LSI: Publik Masih Khawatir terhadap Potensi Aksi Terorisme
Oleh
DHANANG DAVID ARITONANG
·3 menit baca
JAKARTA, KOMPAS — Lingkaran Survei Indonesia, Selasa (31/7/2018), merilis hasil survei yang menunjukan bahwa publik masih khawatir terhadap potensi aksi terorisme meski saat ini belum ada aksi terkini di Indonesia.
Masyarakat juga setuju apabila ada pembentukan forum atau komite yang mampu meredam isu terorisme. Publik juga berharap agar wacana yang dapat memecah belah bangsa harus dihindari, khususnya menjelang Pemilu 2019.
Peneliti Lingkaran Survei Indonesia (LSI), Ardian Sopa, menjelaskan, survei ini dilakukan pada 28 Juni-5 Juli 2018 dengan menggunakan metode multistage random sampling. Juga teknik wawancara tatap muka dengan menggunakan kuesioner kepada 1.200 responden. Margin of error survei ini sebesar 2,9 persen.
”Meskipun rangkaian aksi terorisme, seperti bom Surabaya pada Mei 2018, sudah berlalu, 82 persen koresponden masih khawatir akan kemungkinan terjadinya aksi terorisme di Indonesia,” ujar Ardian dalam konferensi pers di Kantor LSI, Selasa (31/7/2018).
Ardian mengatakan, kekhawatiran publik terhadap aksi terorisme dikarenakan masih banyaknya wacana pemecah belah bangsa yang beredar di masyarakat. Publik berharap isu primordialisme yang mengatasnamakan agama sebaiknya bisa dihindari.
”Sebanyak 64,2 persen koresponden merasa cemas dengan munculnya wacana pemecah belah bangsa ini. Kemudian, 15,8 persen menyatakan tidak khawatir serta sisanya menjawab tidak tahu,” katanya.
Menurut Ardian, saat ini publik menginginkan sosok pemimpin yang mampu mengatasi aksi terorisme ini.
”Kasus terorisme ini menjadi isu yang sulit diatasi, bahkan di negara-negara maju sekalipun. Namun, kita tetap berharap nantinya para pemimpin ataupun wakil rakyat mampu menjadikan isu penanganan terorisme ini menjadi prioritas,” katanya.
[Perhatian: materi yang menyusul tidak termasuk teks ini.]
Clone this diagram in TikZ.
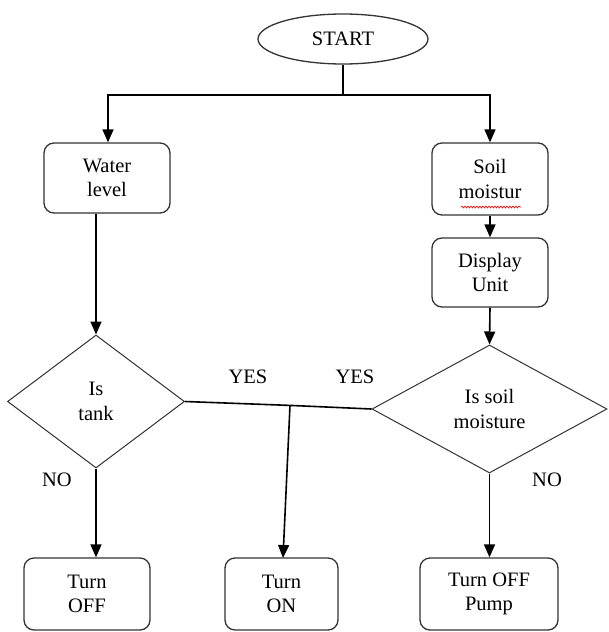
\documentclass[tikz,border=0pt]{standalone}
\usepackage{fontspec}
\setmainfont{Liberation Serif}
\usetikzlibrary{shapes.geometric,arrows.meta,decorations.pathmorphing}
\begin{document}
\begin{tikzpicture}[x=1pt,y=-1pt,
  font=\fontsize{20.5}{24.5}\selectfont,
  line width=1.3pt,
  box/.style={draw=black!80, rounded corners=10pt, align=center, inner sep=0pt},
  dia/.style={draw=black!80, diamond, inner sep=0pt, align=center, line width=1pt},
  arr/.style={-{Triangle[length=13pt,width=11pt]}, line width=1.6pt},
  lnk/.style={line width=1.6pt}]
\useasboundingbox (0,0) rectangle (609,632);
\node[ellipse, draw=black!80, minimum width=170pt, minimum height=50pt, inner sep=0pt] (start) at (343,39) {START};
\node[box, minimum width=126pt, minimum height=70pt] (wl) at (107,178) {Water\\level};
\node[box, minimum width=116pt, minimum height=72pt] (sm) at (490,179) {Soil\\moistur};
\node[box, minimum width=116pt, minimum height=69pt] (du) at (490,272.5) {Display\\Unit};
\node[dia, minimum width=177pt, minimum height=133pt] (ld) at (96,401.5) {Is\\tank};
\node[dia, minimum width=235pt, minimum height=128pt] (rd) at (489.5,409) {Is soil\\moisture};
\node[box, minimum width=126pt, minimum height=72pt] (off) at (87,594) {Turn\\OFF};
\node[box, minimum width=113pt, minimum height=72pt] (on) at (281.5,594) {Turn\\ON};
\node[box, minimum width=138pt, minimum height=72pt] (pump) at (489,594) {Turn OFF\\Pump};
% spell-check underline
\coordinate (u1) at (461,207);
\coordinate (u2) at (521,207);
\draw[red, line width=0.6pt, decorate, decoration={snake, amplitude=1pt, segment length=3pt}] (u1) -- (u2);
% connectors
\coordinate (top) at (343,95);
\coordinate (tl) at (108,95);
\coordinate (tr) at (490,95);
\draw[lnk] (start.south) -- (top);
\draw[arr] (top) -- (tl) -- (tl |- wl.north);
\draw[arr] (top) -- (tr) -- (tr |- sm.north);
\draw[arr] (sm.south) -- (du.north);
\draw[arr] (du.south) -- (rd.north);
\draw[arr] (wl.south -| ld.north) -- (ld.north);
\coordinate (j) at (290,405.4);
\draw[lnk] (ld.east) -- (j) -- (rd.west);
\draw[arr] (j) -- (283,558) coordinate (onin);
\draw[arr] (ld.south) -- (ld.south |- off.north);
\draw[arr] (rd.south) -- (rd.south |- pump.north);
% labels
\node (y1) at (248,377) {YES};
\node (y2) at (355,377) {YES};
\node (n1) at (57,480) {NO};
\node (n2) at (547,480) {NO};
\end{tikzpicture}
\end{document}
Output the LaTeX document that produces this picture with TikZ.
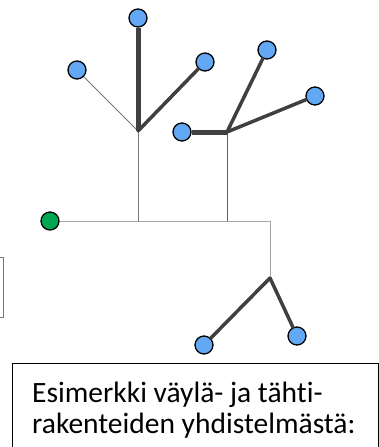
\documentclass[tikz,border=0pt]{standalone}
\usepackage{fontspec}
\setmainfont{Carlito}[Ligatures=NoCommon]
\newcommand\tekstikoko{\fontsize{29.5pt}{31pt}\selectfont}
\begin{document}
\begin{tikzpicture}[x=1pt,y=-1pt]
    \definecolor{sininen}{RGB}{99,168,245};
    \definecolor{vihrea}{RGB}{0,166,80};
    \definecolor{tumma}{RGB}{64,64,64};
    \definecolor{harmaa}{RGB}{120,120,120};
    \definecolor{vaalea}{RGB}{165,165,165};
\clip (0,0) rectangle (379,447);
% tahtien keskipisteet ja vaylan kulmat
\coordinate (k1) at (138,131);
\coordinate (k2) at (227,132);
\coordinate (k3) at (270,278);
\coordinate (p1) at (138,221);
\coordinate (p2) at (227,221);
\coordinate (p3) at (270,221);
 \tikzstyle{every node}=[draw=black,line width=1.3pt,shape=circle,fill=sininen,minimum size=18pt,inner sep=0pt];
\node (a1) at (77,70) {};
\node (a2) at (138,18) {};
\node (a3) at (205,62) {};
\node (b1) at (182,132) {};
\node (b2) at (267,50) {};
\node (b3) at (315,96) {};
\node (c1) at (204,345) {};
\node (c2) at (297,336) {};
\node [fill=vihrea] (g) at (50,221) {};
% vayla
\draw [color=vaalea,line width=1pt] (g)--(p3)--(k3);
\draw [color=harmaa,line width=0.8pt] (k1)--(p1);
\draw [color=harmaa!80!black,line width=0.8pt] (k2)--(p2);
% tahdet
\draw [color=harmaa,line width=0.9pt] (k1)--(a1);
\draw [color=tumma,line width=5pt] (k1)--(a2);
\draw [color=tumma,line width=3.5pt,line cap=round] (k1)--(a3);
\draw [color=tumma,line width=5pt] (k2)--(b1);
\draw [color=tumma,line width=3.5pt,line cap=round] (k2)--(b2);
\draw [color=tumma,line width=3.5pt,line cap=round] (k2)--(b3);
\draw [color=tumma,line width=3.5pt,line cap=round] (k3)--(c1);
\draw [color=tumma,line width=3.5pt,line cap=round] (k3)--(c2);
% laatikot
\draw [color=harmaa,line width=1pt] (-10,257) rectangle (3,317);
\draw [line width=1pt] (12,363) rectangle (378,470);
 \tikzstyle{every node}=[];
\node [anchor=base west,inner sep=0pt,font=\tekstikoko] (t1) at (32,402) {Esimerkki väylä- ja tähti-};
\node [anchor=base west,inner sep=0pt,font=\tekstikoko] (t2) at (32,433) {rakenteiden yhdistelmästä:};
\end{tikzpicture}
\end{document}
Ardian menjelaskan, sebagian besar koresponden juga mendukung UU Terorisme yang memudahkan aparat menanggulangi terorisme. Namun, implementasi UU tersebut juga perlu diimbangi agar tidak ada HAM yang dilanggar.
”Sebanyak 79,3 persen koresponden setuju dengan UU Terorisme yang memudahkan aparat menanggulangi terorisme dan 75,4 persen koresponden setuju agar operasi penindakan terhadap teroris tidak melanggar HAM,” ujarnya.
Berdasarkan survei LSI ini, 80 persen koresponden mendukung jika nantinya ada inisiatif dari masyarakat untuk membangun forum atau lembaga bersama untuk menanggulangi terorisme.
Ketua Umum Pimpinan Pusat Pemuda Muhammadiyah Dahnil Anzar Simanjuntak mengatakan, forum atau komite ini juga bertujuan mengawasi penanganan kasus terorisme.
”Pembentukan komite ini bertujuan mengawasi kinerja aparat penanggulangan terorisme untuk mencegah terjadinya pelanggaran HAM. Kami menilai, saat ini informasi terkait penanganan terorisme hanya berasal dari satu sumber dan terkesan membentuk ’narasi monolog’. Masyarakat tidak bisa mendapatkan sumber lain terkait kasus penanganan terorisme,” katanya.
Sebelumnya, Ketua Komnas HAM Ahmad Taufan Damanik mengatakan, perlu ada pengawasan terhadap potensi pelanggaran HAM dalam penanganan terorisme. Menurut Ahmad, perlu ada kejelasan peran antara TNI dan Polri dalam penanganan kasus terorisme ini. Hal ini dilakukan agar tidak terjadi pelanggaran HAM seperti di zaman Orde Baru.
Ardian menambahkan, berdasarkan hasil survei LSI, 87,8 persen koresponden masih percaya dengan kinerja Polri dalam menangani kasus terorisme. ”Oleh sebab itu, dengan legitimasi dari publik ini, Polri diharapkan mampu menumpas terorisme hingga ke akar sosial, ekonomi, dan ideologi-nya,” katanya.